Artífice de imensos painéis decorativos, a verve criativa do artista era ilimitada. Essas peças adornam as paredes de varias instituições em Salvador, e em Aracaju estão presentes no hall da reitoria da Universidade Federal de Sergipe, no Hotel Palace de Aracaju e no Aeroporto Santa Maria. Lamentavelmente, no local onde funcionará a casa de cultura com seu nome, o mural de sua autoria encontra-se entregue à própria sorte, desprotegido, exposto à poeira e outros poluentes provindos da demolição que ali acontece, em risco iminente de dano, fato que passou despercebido da família do pintor, zelosa pela conservação do legado e dos responsáveis pela restauração do imóvel.

Jenner Augusto é nome do qual todos os sergipanos devem se orgulhar. Sua biografia bem poderia ser vertida em conto de fadas, fábula, folhetim, cordel, epopéia, aquarela ou auto-retrato em óleo sobre tela onde olhos carregados de um azul profundo deixam entrever o espírito indomável do arquiteto de tantas maravilhas, vivente de um mundo repleto de angústia, fantasticamente cruel e belo.

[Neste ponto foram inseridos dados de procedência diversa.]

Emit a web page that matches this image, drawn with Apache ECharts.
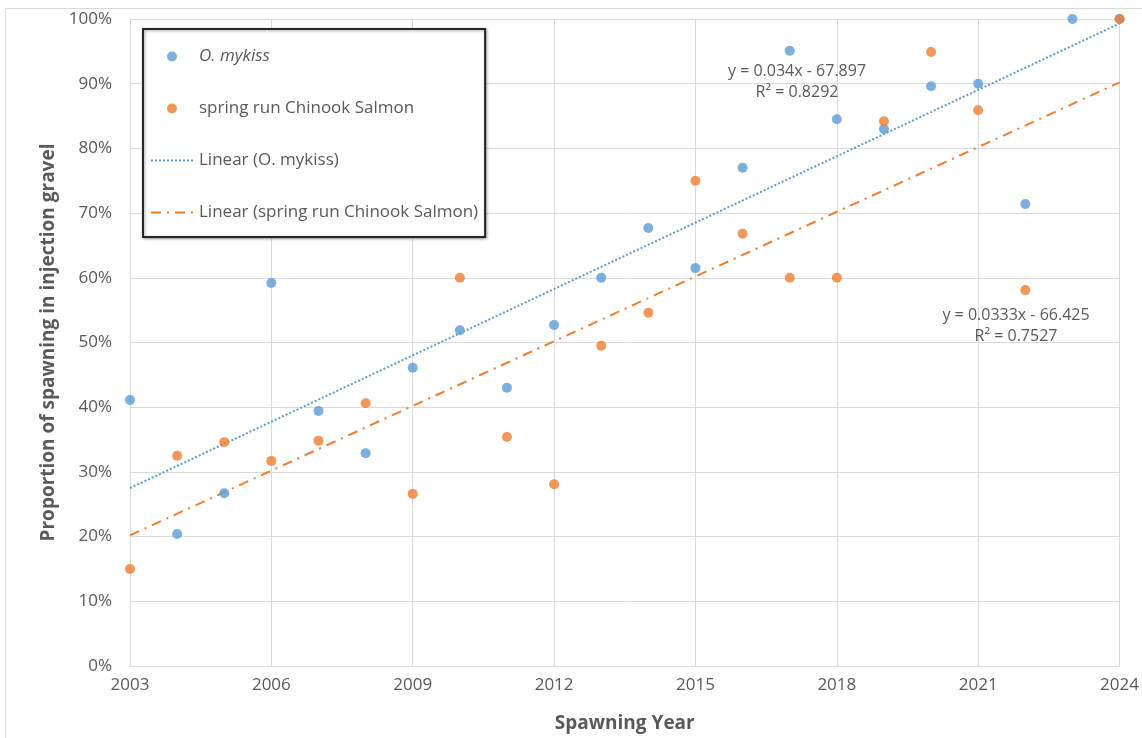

Para ele Jorge Amado escreveu o poema “Receita de Jenner Augusto para fazer um quadro”, e Carlos Drummond de Andrade dedicou versos de “Alagados” que transcrevo abaixo:

Casebres à flor d’água

Balançam

No silêncio

O sonho de viver

O sonho de morrer.

Jenner Augusto sobre o céu de chumbo

Sob o céu violeta

Lê o horóscopo das criaturas

Que nos Alagados

Morrem sem viver.

Um comentário:

  1. Facinante biobrafia, além do mais por se tratar de um íncone da cultura sergipana como Jenner Augusto. Merece sim, tributos e homenagens que são os reconhecimenetos pelos seus préstimos serviços à comunidade sergipana. Nunca é tarde para se reconhecer um belíssimo trabalho e exemplo de vida, embora também acho que homenagens temos que fazer em vida, onde o homenageado tem a certeza e a satisfação de que o seu trabalho é valoroso e reconhecido por todos que o apreciam.